Lovingly appropriate choice by wacky inventor asserts that mom isn’t gone, she’s just resting.

Since moving to Japan, I’ve come to appreciate many of the country’s attitudes about life, such as pride in craftsmanship and considering the feelings of others when choosing your own actions. And at the same time, I’ve come to admire some of the ways Japan handles death.

In most Japanese family homes, you’ll find a butsudan, a cabinet-like Buddhist altar in which the ashes and photographs of deceased relatives are placed. The residents of the house regularly make offerings of incense, fruit, or sake to the spirits of the departed, as do family members who come to visit.

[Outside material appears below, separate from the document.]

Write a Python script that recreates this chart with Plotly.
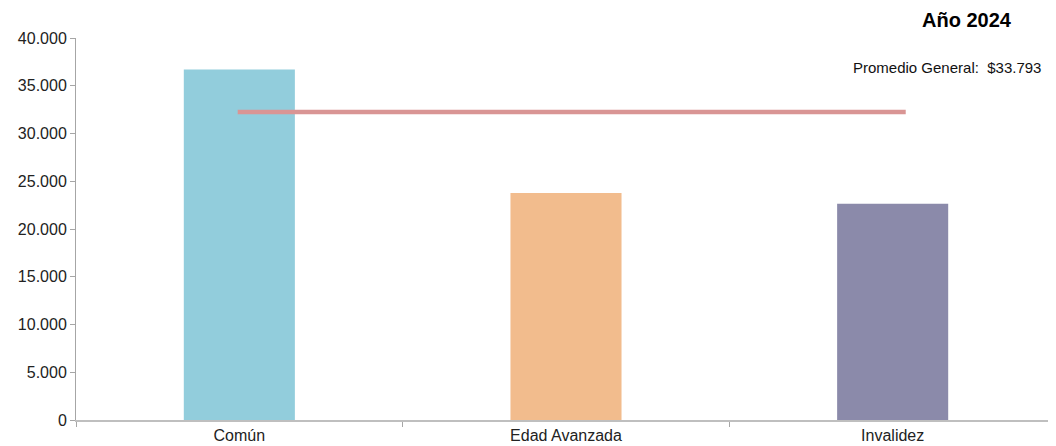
import plotly.graph_objects as go

categories = ["Común", "Edad Avanzada", "Invalidez"]
values = [36700, 23780, 22650]
bar_colors = ["#92CDDC", "#F2BC8D", "#8B8AAA"]

avg_value = 32250
avg_line_x = [-0.005, 2.04]
avg_label = "Promedio General:  $33.793"
title_text = "Año 2024"

y_ticks = [0, 5000, 10000, 15000, 20000, 25000, 30000, 35000, 40000]

fig = go.Figure()
fig.add_trace(go.Bar(
    x=categories, y=values, marker=dict(color=bar_colors, line=dict(width=0)),
    width=0.34, showlegend=False, hoverinfo="x+y",
))
fig.add_trace(go.Scatter(
    x=avg_line_x, y=[avg_value, avg_value], xaxis="x2", mode="lines",
    line=dict(color="#D99594", width=4.5), showlegend=False,
))

fig.update_layout(
    width=1048, height=438,
    margin=dict(l=68, r=0, t=30, b=26),
    paper_bgcolor="white", plot_bgcolor="white",
    separators=",.",
    font=dict(family="Liberation Sans, Arial, sans-serif", size=16, color="#222222"),
    xaxis=dict(
        type="category", range=[-0.5, 2.5], tickson="boundaries",
        ticks="outside", ticklen=5, tickcolor="#A6A6A6",
        showline=True, linecolor="#BFBFBF", linewidth=2,
        showgrid=False, zeroline=False, tickfont=dict(size=16),
    ),
    xaxis2=dict(overlaying="x", range=[-0.5, 2.5], visible=False),
    yaxis=dict(
        range=[0, 40000], tickvals=y_ticks, tickformat=",.0f",
        ticks="outside", ticklen=5, tickcolor="#A6A6A6",
        showline=True, linecolor="#A6A6A6", linewidth=1,
        showgrid=False, zeroline=False, tickfont=dict(size=16),
    ),
    annotations=[
        dict(text="<b>" + title_text + "</b>", xref="paper", yref="paper",
             x=0.909, y=1.0, yshift=18, xanchor="center", yanchor="middle",
             showarrow=False, font=dict(size=20, color="#000000")),
        dict(text=avg_label, xref="paper", yref="paper",
             x=0.987, y=1.0, yshift=-29, xanchor="right", yanchor="middle",
             showarrow=False, font=dict(size=15, color="#111111")),
    ],
)

fig.write_html("out.html")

When we visit my in-laws’ house, for example, generally the first thing my wife and I do is light some incense in the butsudan for her grandparents, and I really like the attitude that they’re not gone, but merely resting within the altar.

As with burial caskets in the west, butsudan are usually purchased from specialized manufacturers. But after Nobumichi Tosa’s (@MaywaDenki on Twitter) mother passed away on New Year’s Eve, he decided to make her butsudan himself, and out of some very meaningful materials.

Up until the time of her passing, Tosa’s mother had been living with his older sister. Originally, his sister was planning to throw away their mother’s now-unoccupied bed, but when Tosa saw the quality of the wood, as well as the hinges and handles for the storage compartments built into the frame, he realized he could repurpose the bed into a butsudan for her, which he did with beautiful results.

If that has you thinking that Tosa is a creative and handy individual, you’re totally right, as he’s also an artist, musician, and inventor who’s the head of creative team Maywa Denki. His best known invention? The baffling yet captivating instrument/musical toy Otamatone.

“I think my mom is smiling about this,” Tosa says of his mother’s custom-made butsudan, and considering she gets to continue resting comfortably in essentially the same bed that she’s become accustomed to, he’s probably right.